## start
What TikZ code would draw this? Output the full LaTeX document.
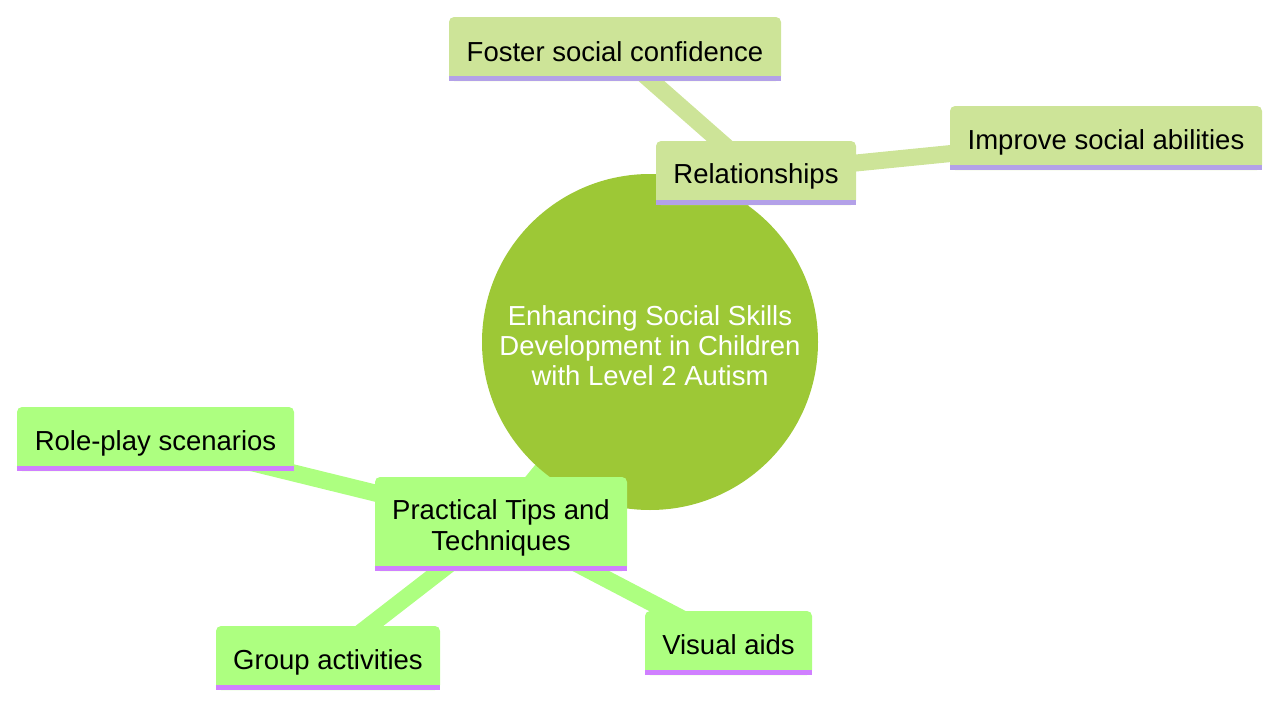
\documentclass[tikz,border=0pt]{standalone}
\usepackage{fontspec}
\setmainfont{Liberation Sans}
\usetikzlibrary{backgrounds}
\definecolor{rootc}{HTML}{9DC836}
\definecolor{relfill}{HTML}{CDE498}
\definecolor{relbar}{HTML}{B3A1E8}
\definecolor{pfill}{HTML}{ADFF80}
\definecolor{pbar}{HTML}{D080FF}
\begin{document}
\begin{tikzpicture}[x=1pt,y=-1pt,
  box/.style={rectangle, rounded corners=5pt, inner sep=0pt, minimum height=64pt},
  lbl/.style={anchor=base, font=\fontsize{27.5}{30.5}\selectfont, inner sep=0pt, text=black},
  rootreledge/.style={draw=relfill, line width=22pt},
  rootpedge/.style={draw=pfill, line width=22pt},
  reledge/.style={draw=relfill, line width=17pt},
  pedge/.style={draw=pfill, line width=17pt}
]
\useasboundingbox (0,0) rectangle (1280,704);

% root
\node[circle, fill=rootc, minimum size=336pt, inner sep=0pt] (root) at (650,342) {};

% relationships branch
\node[box, fill=relfill, minimum width=200pt] (rel) at (756,173) {};
\node[box, fill=relfill, minimum width=332pt] (foster) at (615,49) {};
\node[box, fill=relfill, minimum width=312pt] (improve) at (1106,138) {};

% practical branch
\node[box, fill=pfill, minimum width=252pt, minimum height=94pt] (prac) at (501,524) {};
\node[box, fill=pfill, minimum width=277pt] (role) at (155.5,439) {};
\node[box, fill=pfill, minimum width=224pt] (group) at (328,658) {};
\node[box, fill=pfill, minimum width=167pt] (visual) at (728.5,643) {};

% bars
\foreach \n in {rel,foster,improve}
  \fill[relbar] (\n.south west) rectangle ([yshift=5pt]\n.south east);
\foreach \n in {prac,role,group,visual}
  \fill[pbar] (\n.south west) rectangle ([yshift=5pt]\n.south east);

% edges
\begin{pgfonlayer}{background}
  \draw[rootreledge] (root.center) -- (rel.center);
  \draw[rootpedge] (root.center) -- (prac.center);
  \draw[reledge] (rel.center) -- (foster.center);
  \draw[reledge] (rel.center) -- (improve.center);
  \draw[pedge] (prac.center) -- (role.center);
  \draw[pedge] (prac.center) -- (group.center);
  \draw[pedge] (prac.center) -- (visual.center);
\end{pgfonlayer}

% labels
\node[lbl, text=white] (rootT1) at (650,325) {Enhancing Social Skills};
\node[lbl, text=white] (rootT2) at (650,355) {Development in Children};
\node[lbl, text=white] (rootT3) at (650,385) {with Level 2 Autism};
\node[lbl] (relT) at (756,183.5) {Relationships};
\node[lbl] (fosterT) at (615,61) {Foster social confidence};
\node[lbl] (improveT) at (1106,149) {Improve social abilities};
\node[lbl] (pracT1) at (501,519) {Practical Tips and};
\node[lbl] (pracT2) at (501,550) {Techniques};
\node[lbl] (roleT) at (155.5,450.5) {Role-play scenarios};
\node[lbl] (groupT) at (328,669) {Group activities};
\node[lbl] (visualT) at (728.5,654) {Visual aids};
\end{tikzpicture}
\end{document}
## end
§ SET PROBLEM
Copy each line above precisely, dropping the pictures.

§ COMPLETE RESPONSE
What TikZ code would draw this? Output the full LaTeX document.
\documentclass[tikz,border=0pt]{standalone}
\usepackage{fontspec}
\setmainfont{Liberation Sans}
\usetikzlibrary{backgrounds}
\definecolor{rootc}{HTML}{9DC836}
\definecolor{relfill}{HTML}{CDE498}
\definecolor{relbar}{HTML}{B3A1E8}
\definecolor{pfill}{HTML}{ADFF80}
\definecolor{pbar}{HTML}{D080FF}
\begin{document}
\begin{tikzpicture}[x=1pt,y=-1pt,
  box/.style={rectangle, rounded corners=5pt, inner sep=0pt, minimum height=64pt},
  lbl/.style={anchor=base, font=\fontsize{27.5}{30.5}\selectfont, inner sep=0pt, text=black},
  rootreledge/.style={draw=relfill, line width=22pt},
  rootpedge/.style={draw=pfill, line width=22pt},
  reledge/.style={draw=relfill, line width=17pt},
  pedge/.style={draw=pfill, line width=17pt}
]
\useasboundingbox (0,0) rectangle (1280,704);

% root
\node[circle, fill=rootc, minimum size=336pt, inner sep=0pt] (root) at (650,342) {};

% relationships branch
\node[box, fill=relfill, minimum width=200pt] (rel) at (756,173) {};
\node[box, fill=relfill, minimum width=332pt] (foster) at (615,49) {};
\node[box, fill=relfill, minimum width=312pt] (improve) at (1106,138) {};

% practical branch
\node[box, fill=pfill, minimum width=252pt, minimum height=94pt] (prac) at (501,524) {};
\node[box, fill=pfill, minimum width=277pt] (role) at (155.5,439) {};
\node[box, fill=pfill, minimum width=224pt] (group) at (328,658) {};
\node[box, fill=pfill, minimum width=167pt] (visual) at (728.5,643) {};

% bars
\foreach \n in {rel,foster,improve}
  \fill[relbar] (\n.south west) rectangle ([yshift=5pt]\n.south east);
\foreach \n in {prac,role,group,visual}
  \fill[pbar] (\n.south west) rectangle ([yshift=5pt]\n.south east);

% edges
\begin{pgfonlayer}{background}
  \draw[rootreledge] (root.center) -- (rel.center);
  \draw[rootpedge] (root.center) -- (prac.center);
  \draw[reledge] (rel.center) -- (foster.center);
  \draw[reledge] (rel.center) -- (improve.center);
  \draw[pedge] (prac.center) -- (role.center);
  \draw[pedge] (prac.center) -- (group.center);
  \draw[pedge] (prac.center) -- (visual.center);
\end{pgfonlayer}

% labels
\node[lbl, text=white] (rootT1) at (650,325) {Enhancing Social Skills};
\node[lbl, text=white] (rootT2) at (650,355) {Development in Children};
\node[lbl, text=white] (rootT3) at (650,385) {with Level 2 Autism};
\node[lbl] (relT) at (756,183.5) {Relationships};
\node[lbl] (fosterT) at (615,61) {Foster social confidence};
\node[lbl] (improveT) at (1106,149) {Improve social abilities};
\node[lbl] (pracT1) at (501,519) {Practical Tips and};
\node[lbl] (pracT2) at (501,550) {Techniques};
\node[lbl] (roleT) at (155.5,450.5) {Role-play scenarios};
\node[lbl] (groupT) at (328,669) {Group activities};
\node[lbl] (visualT) at (728.5,654) {Visual aids};
\end{tikzpicture}
\end{document}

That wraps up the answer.